__WHAT YOU SHOULD DO__
Starting at the first line of the listing below, repeat each line exactly until the line containing "titles = ['Reader", which you include. Leave out pictures.
--- --- ---
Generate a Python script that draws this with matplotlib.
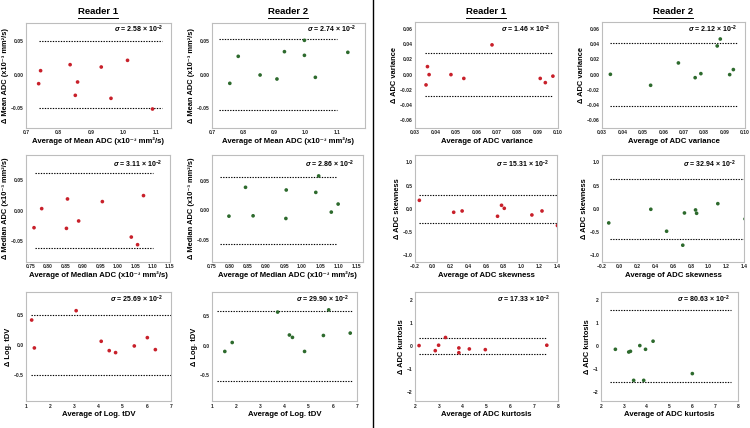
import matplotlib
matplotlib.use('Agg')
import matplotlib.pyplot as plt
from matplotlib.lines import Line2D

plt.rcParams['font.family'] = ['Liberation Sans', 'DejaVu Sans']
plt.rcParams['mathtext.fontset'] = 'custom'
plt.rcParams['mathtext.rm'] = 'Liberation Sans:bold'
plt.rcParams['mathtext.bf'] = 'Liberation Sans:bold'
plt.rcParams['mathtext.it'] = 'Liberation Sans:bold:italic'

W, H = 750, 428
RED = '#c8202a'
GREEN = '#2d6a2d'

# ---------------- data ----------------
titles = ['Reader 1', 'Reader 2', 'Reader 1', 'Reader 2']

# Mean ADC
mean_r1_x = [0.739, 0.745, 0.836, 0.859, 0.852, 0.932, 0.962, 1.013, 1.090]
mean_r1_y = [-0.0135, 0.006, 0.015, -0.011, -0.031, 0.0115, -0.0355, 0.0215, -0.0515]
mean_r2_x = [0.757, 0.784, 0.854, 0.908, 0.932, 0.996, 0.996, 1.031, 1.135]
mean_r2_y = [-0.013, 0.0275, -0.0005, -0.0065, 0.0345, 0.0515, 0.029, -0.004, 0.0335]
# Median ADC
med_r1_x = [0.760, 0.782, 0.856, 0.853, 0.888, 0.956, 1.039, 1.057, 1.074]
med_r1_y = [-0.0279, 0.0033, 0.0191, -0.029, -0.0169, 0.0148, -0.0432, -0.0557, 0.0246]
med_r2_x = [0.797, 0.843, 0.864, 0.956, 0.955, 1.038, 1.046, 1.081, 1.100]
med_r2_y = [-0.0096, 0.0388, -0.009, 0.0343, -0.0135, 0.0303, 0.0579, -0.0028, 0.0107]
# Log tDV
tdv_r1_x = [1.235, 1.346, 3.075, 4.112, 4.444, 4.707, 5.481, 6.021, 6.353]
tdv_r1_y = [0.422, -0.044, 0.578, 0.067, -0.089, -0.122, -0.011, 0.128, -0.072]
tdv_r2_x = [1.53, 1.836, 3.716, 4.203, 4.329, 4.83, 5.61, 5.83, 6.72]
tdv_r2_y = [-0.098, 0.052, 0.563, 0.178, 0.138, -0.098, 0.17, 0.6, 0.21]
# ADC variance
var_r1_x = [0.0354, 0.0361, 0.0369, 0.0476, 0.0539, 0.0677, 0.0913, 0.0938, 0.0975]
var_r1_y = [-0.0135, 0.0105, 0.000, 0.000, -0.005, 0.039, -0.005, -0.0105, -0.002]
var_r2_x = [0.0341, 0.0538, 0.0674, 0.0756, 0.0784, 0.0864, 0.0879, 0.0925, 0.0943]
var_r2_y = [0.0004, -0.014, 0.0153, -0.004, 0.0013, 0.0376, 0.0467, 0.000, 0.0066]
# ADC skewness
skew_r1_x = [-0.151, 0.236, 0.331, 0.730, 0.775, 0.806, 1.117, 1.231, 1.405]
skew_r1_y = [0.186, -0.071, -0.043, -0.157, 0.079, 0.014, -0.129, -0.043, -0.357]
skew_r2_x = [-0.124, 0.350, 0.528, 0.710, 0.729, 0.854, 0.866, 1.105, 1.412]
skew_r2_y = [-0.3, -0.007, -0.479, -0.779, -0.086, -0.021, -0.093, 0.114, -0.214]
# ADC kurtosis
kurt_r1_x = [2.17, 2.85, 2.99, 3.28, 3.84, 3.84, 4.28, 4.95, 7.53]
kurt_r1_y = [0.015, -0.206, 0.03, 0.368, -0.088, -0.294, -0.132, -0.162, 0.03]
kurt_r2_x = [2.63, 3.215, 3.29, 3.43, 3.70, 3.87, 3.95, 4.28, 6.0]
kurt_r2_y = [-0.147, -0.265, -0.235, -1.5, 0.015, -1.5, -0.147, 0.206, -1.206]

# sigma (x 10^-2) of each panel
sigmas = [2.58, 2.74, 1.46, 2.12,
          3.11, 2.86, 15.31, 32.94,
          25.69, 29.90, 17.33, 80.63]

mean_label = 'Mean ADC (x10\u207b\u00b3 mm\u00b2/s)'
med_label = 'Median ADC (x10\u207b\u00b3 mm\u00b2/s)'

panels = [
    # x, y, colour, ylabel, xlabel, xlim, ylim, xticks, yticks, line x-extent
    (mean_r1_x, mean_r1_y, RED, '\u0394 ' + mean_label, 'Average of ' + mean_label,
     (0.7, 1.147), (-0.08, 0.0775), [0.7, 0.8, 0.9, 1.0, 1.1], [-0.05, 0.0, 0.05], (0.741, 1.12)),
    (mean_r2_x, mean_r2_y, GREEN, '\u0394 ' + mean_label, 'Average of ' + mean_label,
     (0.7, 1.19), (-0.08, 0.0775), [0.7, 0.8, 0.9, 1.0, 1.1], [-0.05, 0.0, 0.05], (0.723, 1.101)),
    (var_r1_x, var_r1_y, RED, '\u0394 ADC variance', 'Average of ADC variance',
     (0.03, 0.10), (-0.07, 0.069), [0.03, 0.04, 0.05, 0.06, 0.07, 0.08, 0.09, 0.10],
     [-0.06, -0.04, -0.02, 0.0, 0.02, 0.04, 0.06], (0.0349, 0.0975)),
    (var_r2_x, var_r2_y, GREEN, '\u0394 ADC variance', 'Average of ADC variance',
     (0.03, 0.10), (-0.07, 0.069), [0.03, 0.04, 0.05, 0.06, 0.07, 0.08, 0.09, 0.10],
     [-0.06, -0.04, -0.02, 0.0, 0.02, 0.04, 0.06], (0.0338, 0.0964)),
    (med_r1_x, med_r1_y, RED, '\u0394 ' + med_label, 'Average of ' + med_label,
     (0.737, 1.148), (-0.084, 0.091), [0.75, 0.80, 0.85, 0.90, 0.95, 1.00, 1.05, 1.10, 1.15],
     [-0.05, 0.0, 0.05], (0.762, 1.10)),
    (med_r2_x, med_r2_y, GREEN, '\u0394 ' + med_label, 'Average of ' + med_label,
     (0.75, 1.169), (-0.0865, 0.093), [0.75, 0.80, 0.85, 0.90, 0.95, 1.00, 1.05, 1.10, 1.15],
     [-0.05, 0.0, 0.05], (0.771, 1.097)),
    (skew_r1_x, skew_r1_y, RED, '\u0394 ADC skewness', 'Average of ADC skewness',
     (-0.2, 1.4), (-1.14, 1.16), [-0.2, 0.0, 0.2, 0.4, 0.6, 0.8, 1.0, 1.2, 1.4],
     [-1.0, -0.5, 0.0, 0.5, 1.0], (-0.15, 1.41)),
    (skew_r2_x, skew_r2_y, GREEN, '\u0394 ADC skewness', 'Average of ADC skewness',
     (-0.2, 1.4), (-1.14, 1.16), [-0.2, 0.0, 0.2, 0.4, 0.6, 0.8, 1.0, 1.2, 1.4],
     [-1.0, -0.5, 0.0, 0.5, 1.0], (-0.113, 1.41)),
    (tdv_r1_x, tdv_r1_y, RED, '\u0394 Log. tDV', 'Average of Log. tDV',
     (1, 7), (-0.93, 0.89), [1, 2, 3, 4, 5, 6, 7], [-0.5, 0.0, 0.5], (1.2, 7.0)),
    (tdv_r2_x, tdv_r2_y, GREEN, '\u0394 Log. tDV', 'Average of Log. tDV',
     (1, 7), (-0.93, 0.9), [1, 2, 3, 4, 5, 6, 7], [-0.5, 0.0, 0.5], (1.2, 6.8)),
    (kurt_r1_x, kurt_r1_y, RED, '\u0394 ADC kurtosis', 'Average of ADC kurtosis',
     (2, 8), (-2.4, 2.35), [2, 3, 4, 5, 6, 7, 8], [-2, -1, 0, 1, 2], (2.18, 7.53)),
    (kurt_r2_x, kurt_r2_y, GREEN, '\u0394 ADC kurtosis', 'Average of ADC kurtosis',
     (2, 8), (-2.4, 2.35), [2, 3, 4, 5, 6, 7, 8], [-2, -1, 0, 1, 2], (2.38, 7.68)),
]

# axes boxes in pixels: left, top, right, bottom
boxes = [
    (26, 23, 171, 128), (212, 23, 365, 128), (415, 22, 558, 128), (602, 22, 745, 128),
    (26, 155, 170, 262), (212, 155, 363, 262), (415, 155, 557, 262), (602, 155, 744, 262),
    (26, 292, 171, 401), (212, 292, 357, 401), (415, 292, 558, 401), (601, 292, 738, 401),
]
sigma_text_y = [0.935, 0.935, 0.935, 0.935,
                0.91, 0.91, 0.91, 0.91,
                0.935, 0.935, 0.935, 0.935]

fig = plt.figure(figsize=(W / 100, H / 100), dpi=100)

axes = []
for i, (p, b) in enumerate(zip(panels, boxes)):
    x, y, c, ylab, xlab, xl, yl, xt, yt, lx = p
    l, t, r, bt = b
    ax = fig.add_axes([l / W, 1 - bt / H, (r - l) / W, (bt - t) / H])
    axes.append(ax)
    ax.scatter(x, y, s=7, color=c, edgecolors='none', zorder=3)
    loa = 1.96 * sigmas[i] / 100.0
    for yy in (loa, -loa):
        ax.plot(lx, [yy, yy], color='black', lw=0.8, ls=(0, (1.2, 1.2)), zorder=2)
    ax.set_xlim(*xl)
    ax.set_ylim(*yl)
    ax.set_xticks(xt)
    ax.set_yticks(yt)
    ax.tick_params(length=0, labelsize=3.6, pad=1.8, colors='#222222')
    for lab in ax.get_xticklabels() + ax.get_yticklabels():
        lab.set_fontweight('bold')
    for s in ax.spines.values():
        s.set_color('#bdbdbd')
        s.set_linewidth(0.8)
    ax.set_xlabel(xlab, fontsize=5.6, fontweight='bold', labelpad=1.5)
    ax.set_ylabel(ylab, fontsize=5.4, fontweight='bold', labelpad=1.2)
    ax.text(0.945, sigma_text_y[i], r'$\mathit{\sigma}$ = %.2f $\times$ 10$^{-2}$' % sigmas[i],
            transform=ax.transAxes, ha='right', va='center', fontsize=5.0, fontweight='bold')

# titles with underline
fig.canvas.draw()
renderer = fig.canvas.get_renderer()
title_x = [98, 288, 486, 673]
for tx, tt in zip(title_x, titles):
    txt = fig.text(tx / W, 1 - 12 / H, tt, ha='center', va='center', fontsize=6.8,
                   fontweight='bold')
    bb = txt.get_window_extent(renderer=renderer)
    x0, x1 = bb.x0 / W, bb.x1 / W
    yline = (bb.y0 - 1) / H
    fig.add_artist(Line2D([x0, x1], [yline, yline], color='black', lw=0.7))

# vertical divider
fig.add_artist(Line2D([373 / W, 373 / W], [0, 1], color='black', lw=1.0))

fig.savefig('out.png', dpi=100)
--- --- ---
__EXERCISE OUTPUT__
Generate a Python script that draws this with matplotlib.
import matplotlib
matplotlib.use('Agg')
import matplotlib.pyplot as plt
from matplotlib.lines import Line2D

plt.rcParams['font.family'] = ['Liberation Sans', 'DejaVu Sans']
plt.rcParams['mathtext.fontset'] = 'custom'
plt.rcParams['mathtext.rm'] = 'Liberation Sans:bold'
plt.rcParams['mathtext.bf'] = 'Liberation Sans:bold'
plt.rcParams['mathtext.it'] = 'Liberation Sans:bold:italic'

W, H = 750, 428
RED = '#c8202a'
GREEN = '#2d6a2d'

# ---------------- data ----------------
titles = ['Reader 1', 'Reader 2', 'Reader 1', 'Reader 2']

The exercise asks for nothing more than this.